**WHAT IS BEING ASKED:** Scan the listing below for the word "with" and state how many lines hold it. Write nothing but the number.

**DATA ROWS:**
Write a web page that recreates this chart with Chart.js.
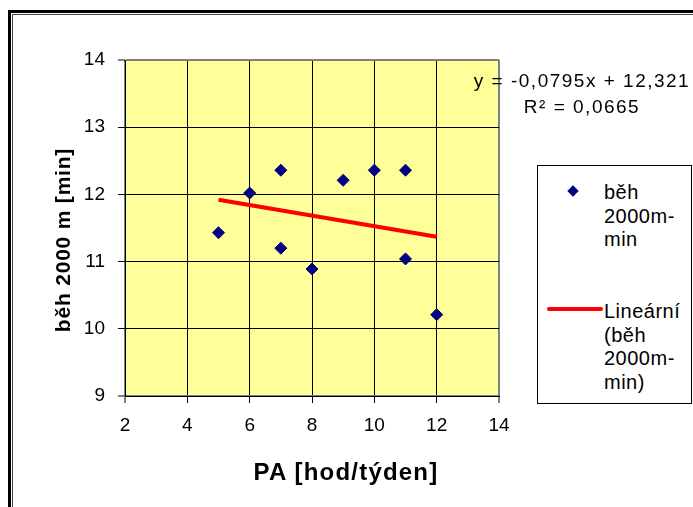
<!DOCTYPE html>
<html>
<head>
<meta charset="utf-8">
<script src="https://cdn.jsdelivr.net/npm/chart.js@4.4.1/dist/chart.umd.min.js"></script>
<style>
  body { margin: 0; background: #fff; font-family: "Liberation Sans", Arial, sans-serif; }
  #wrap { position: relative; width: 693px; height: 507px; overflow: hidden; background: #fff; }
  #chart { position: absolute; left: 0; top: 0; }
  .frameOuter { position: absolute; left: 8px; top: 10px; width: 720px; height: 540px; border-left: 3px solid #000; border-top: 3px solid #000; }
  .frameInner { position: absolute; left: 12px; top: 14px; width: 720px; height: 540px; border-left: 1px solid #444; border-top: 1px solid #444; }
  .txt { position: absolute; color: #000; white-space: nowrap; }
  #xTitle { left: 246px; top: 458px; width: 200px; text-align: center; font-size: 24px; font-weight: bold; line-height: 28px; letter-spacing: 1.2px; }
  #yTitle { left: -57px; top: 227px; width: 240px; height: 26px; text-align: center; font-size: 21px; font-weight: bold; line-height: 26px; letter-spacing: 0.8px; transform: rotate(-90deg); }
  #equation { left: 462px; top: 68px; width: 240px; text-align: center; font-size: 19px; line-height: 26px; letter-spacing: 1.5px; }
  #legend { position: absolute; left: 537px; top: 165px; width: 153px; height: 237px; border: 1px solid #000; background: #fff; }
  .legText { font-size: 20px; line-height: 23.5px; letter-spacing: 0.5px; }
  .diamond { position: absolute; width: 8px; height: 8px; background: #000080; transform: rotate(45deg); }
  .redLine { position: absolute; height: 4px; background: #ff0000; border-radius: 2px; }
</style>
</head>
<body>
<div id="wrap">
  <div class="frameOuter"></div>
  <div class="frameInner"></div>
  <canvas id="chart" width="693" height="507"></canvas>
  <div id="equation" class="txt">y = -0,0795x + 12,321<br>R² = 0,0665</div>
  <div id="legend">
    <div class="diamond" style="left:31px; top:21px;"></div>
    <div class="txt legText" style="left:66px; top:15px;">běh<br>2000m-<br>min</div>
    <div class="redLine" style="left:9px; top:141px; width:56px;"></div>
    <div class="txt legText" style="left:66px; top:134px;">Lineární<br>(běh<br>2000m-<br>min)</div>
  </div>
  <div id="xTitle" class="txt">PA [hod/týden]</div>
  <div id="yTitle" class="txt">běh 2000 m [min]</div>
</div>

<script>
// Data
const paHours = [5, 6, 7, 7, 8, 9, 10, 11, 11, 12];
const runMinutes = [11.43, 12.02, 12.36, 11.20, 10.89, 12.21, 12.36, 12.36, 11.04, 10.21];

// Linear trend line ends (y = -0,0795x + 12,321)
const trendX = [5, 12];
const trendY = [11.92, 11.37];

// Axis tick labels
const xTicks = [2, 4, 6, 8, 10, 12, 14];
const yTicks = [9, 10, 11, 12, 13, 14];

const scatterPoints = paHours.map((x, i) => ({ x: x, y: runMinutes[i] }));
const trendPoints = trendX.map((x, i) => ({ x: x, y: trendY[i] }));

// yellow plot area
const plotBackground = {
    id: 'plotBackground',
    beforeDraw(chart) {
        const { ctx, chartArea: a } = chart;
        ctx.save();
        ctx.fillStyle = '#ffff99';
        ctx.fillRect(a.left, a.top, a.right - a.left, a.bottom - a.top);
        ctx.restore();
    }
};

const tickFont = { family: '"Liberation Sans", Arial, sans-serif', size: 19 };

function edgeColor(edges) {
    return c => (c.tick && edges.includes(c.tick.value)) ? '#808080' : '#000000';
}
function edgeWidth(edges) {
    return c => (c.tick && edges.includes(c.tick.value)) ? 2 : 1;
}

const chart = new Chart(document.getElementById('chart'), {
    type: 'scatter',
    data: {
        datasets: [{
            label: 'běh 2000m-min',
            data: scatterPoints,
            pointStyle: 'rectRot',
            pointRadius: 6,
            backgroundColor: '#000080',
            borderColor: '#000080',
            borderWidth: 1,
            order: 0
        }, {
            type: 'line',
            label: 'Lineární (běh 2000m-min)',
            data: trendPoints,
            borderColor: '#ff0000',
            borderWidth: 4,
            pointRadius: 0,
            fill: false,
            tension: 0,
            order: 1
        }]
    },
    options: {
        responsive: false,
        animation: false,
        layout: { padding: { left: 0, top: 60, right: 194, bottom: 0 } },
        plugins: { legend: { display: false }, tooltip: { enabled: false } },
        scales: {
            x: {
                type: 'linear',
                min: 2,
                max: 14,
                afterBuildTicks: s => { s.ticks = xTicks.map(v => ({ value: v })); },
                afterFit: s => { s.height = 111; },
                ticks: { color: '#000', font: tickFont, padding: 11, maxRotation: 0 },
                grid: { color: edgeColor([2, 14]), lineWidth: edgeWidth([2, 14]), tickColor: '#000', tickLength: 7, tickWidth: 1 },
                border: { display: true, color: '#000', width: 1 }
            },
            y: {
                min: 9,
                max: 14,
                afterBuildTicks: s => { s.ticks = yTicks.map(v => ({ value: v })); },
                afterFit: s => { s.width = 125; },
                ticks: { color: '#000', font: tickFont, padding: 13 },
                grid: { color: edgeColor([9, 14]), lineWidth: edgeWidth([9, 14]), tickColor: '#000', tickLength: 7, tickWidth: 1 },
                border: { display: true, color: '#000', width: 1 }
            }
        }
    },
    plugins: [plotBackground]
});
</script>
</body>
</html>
...
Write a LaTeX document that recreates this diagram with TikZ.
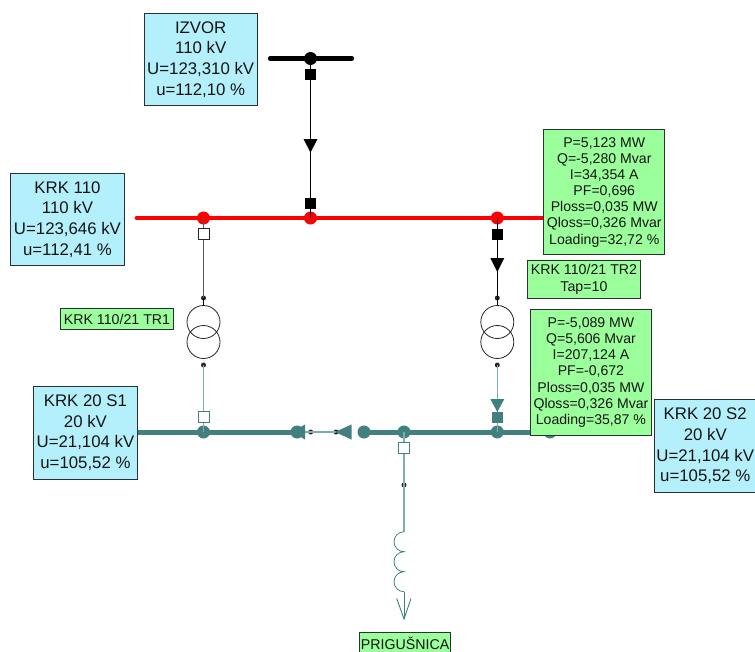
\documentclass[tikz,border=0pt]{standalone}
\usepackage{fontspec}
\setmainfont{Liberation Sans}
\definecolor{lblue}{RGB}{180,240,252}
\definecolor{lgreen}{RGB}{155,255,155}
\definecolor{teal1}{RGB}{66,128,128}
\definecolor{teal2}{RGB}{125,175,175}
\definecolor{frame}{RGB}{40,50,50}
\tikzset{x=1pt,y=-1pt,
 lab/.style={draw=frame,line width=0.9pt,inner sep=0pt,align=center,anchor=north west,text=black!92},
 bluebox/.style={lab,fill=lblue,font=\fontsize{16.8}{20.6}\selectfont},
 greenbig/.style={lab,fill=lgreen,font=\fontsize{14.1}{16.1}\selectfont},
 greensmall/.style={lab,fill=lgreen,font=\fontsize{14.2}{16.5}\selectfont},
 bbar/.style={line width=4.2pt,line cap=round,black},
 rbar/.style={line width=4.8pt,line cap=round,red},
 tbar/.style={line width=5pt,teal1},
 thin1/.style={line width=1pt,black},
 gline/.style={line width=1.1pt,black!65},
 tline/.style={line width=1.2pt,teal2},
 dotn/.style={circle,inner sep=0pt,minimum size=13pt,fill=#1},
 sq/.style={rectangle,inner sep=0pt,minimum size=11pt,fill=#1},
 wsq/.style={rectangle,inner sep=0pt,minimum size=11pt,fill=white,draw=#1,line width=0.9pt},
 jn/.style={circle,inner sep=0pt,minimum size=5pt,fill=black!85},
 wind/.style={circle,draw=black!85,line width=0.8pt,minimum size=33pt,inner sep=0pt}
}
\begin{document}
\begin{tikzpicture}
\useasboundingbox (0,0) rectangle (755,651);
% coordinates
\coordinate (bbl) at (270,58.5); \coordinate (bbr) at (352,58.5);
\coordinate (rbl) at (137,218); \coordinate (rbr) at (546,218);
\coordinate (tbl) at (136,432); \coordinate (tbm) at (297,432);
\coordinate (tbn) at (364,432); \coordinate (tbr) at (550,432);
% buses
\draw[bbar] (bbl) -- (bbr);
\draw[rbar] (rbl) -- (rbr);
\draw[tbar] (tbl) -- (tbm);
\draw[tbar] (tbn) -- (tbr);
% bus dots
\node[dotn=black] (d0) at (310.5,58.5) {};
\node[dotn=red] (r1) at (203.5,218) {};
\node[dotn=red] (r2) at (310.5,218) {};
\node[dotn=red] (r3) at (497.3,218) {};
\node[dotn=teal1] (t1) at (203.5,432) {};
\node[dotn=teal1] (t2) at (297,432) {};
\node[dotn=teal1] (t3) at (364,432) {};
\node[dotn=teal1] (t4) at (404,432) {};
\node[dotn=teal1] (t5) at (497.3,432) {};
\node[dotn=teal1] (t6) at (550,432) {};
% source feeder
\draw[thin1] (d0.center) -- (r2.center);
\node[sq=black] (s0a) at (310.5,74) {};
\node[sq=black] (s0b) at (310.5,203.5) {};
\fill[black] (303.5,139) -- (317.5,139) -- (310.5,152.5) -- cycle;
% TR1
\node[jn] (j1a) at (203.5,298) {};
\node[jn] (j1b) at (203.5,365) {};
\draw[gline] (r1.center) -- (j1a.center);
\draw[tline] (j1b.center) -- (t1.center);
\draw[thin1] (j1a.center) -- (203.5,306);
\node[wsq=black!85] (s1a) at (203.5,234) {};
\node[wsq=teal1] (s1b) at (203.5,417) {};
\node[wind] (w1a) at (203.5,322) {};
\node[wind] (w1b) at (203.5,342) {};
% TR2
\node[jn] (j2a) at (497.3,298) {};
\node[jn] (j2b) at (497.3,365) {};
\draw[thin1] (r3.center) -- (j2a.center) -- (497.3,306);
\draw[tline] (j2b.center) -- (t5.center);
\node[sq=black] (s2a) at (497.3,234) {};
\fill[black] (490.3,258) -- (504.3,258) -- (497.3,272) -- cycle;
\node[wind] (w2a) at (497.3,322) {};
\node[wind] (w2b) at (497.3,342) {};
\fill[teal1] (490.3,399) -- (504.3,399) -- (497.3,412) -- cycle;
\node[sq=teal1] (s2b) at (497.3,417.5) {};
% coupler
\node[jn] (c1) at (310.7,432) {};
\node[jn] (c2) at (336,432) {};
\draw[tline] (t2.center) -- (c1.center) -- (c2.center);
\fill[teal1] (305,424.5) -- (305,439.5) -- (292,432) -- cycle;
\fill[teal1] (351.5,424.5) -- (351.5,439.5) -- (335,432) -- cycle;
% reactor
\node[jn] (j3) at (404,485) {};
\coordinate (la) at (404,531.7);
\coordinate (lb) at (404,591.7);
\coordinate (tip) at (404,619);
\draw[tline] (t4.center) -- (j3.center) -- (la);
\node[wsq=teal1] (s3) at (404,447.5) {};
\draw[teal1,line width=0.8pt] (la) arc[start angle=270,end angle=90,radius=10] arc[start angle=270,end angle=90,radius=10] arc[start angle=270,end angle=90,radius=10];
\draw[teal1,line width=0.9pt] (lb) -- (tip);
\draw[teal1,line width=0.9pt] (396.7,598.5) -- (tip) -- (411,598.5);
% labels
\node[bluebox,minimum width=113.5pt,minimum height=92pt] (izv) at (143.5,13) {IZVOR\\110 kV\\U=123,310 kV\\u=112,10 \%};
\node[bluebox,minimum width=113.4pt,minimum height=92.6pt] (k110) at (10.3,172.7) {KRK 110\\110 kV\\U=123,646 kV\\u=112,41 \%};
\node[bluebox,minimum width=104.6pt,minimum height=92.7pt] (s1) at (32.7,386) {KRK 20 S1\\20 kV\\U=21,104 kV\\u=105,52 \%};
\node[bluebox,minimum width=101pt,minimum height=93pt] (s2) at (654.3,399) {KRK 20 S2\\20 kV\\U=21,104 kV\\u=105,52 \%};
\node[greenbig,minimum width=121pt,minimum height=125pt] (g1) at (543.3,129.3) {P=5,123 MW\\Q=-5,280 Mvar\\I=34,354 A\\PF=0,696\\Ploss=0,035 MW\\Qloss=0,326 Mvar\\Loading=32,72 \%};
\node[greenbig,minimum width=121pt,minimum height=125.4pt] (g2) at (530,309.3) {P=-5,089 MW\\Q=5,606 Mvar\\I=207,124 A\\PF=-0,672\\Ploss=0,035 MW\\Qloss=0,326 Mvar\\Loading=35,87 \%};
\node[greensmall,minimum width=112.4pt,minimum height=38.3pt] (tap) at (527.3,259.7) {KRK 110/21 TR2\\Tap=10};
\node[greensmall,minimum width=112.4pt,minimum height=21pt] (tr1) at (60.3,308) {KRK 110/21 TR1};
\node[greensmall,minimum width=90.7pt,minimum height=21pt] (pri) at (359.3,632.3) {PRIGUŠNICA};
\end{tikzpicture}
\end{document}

**COMPLETED TASK:** 2